Olle Mulmo writes:
*Fault tolerance &al is mentioned but I don't think it is discussed (maybe indirectly in config rec on p 9) In part, we can deal with this in the client by making them more robust as discussed above. Perhaps at the end of #5 a section about fault tolerance or high availability:
Fault tolerance is currently covered by a footnote in section 7... a bit minimalistic. A new section 5.x sounds like a good plan, although I think the text below is not intended for all kinds of responders but rather that of root CAs and transponders/global redirectors?
How about this OCSP clients should adopt reliability strategies that take into account the possibility of network partitioning, but do not unduly delay the decision on certificate use. Under some circumstances clients may want to cache OCSP responses for short intervals [see 4.3]. Clients may wish to re-test non-responsive local and high visibility [which is what?] OCSP responders.
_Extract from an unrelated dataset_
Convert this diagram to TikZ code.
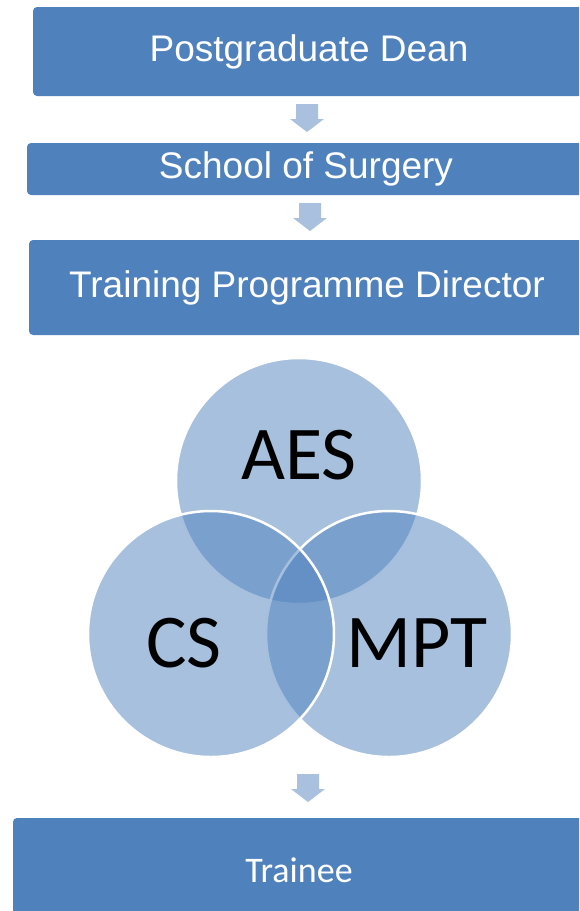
\documentclass[tikz,border=0pt]{standalone}
\usepackage{fontspec}
\setmainfont{Liberation Sans}
\newfontfamily\calibri{Carlito}
\usetikzlibrary{positioning}

\definecolor{boxblue}{HTML}{4F81BD}
\definecolor{arrowblue}{HTML}{A9C0DE}

\begin{document}
\begin{tikzpicture}[x=1pt, y=-1pt,
    level/.style={rectangle, rounded corners=4pt, fill=boxblue, text=white, inner sep=0pt,
                  font=\fontsize{37}{40}\selectfont},
    ring/.style={circle, minimum size=246pt, fill=boxblue, fill opacity=0.5,
                 draw=white, draw opacity=1, line width=2.5pt},
    ringtext/.style={inner sep=0pt, font=\calibri\fontsize{76}{80}\selectfont}
]

\useasboundingbox (0,0) rectangle (579,911);
\clip (0,0) rectangle (579,911);

% Chain of responsibility
\node[level, minimum width=552pt, minimum height=89pt] (dean) at (309,51.5) {Postgraduate Dean};
\node[level, minimum width=558pt, minimum height=52pt] (school) at (306,169) {School of Surgery};
\node[level, minimum width=556pt, minimum height=95pt] (tpd) at (307,287.5) {Training Programme Director};

% Block arrows between levels
\foreach \ax/\ay in {307/104, 310/203, 308/774}
  \fill[arrowblue] (\ax-11,\ay) -- ++(22,0) -- ++(0,15) -- ++(6,0) -- (\ax,\ay+28)
      -- (\ax-17,\ay+15) -- ++(6,0) -- cycle;

% Supervisors
\node[ring] (aes) at (299,481) {};
\node[ring] (mpt) at (389,634) {};
\node[ring] (cs) at (211,634) {};

\node[ringtext] (aeslabel) at (299,455) {AES};
\node[ringtext] (cslabel) at (184,643) {CS};
\node[ringtext] (mptlabel) at (417,643) {MPT};

% Trainee
\node[level, minimum width=572pt, minimum height=104pt, font=\calibri\fontsize{36}{40}\selectfont]
    (trainee) at (299,870) {Trainee};

\end{tikzpicture}
\end{document}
OCSP responders should be configured on a server with high OCSP responders intended to provide authoritative and/or high volumes of reponses, should be configured on a server with high .... availability capability: redundant, failure-correcting/responding hardware components. The OCSP responder system should be configured to automatically recover and continue from a single failure of disks supporting the current OCSP database, hardware security module, or other critical system component. This might be particularly important for OCSP responders that operate in whole or in part in transponder mode.
In order to deal with site failures or network partitioning, OCSP service providers should provision multiple, topologically and geographcally dispersed OCSP responders with mirrored OCSP databases and configuration. If possible, WAN high availability capability should be employed.
It seems to me the last paragraph applies to almost all OCSP responders. It's the same content as the footnote mentioned above which I had missed.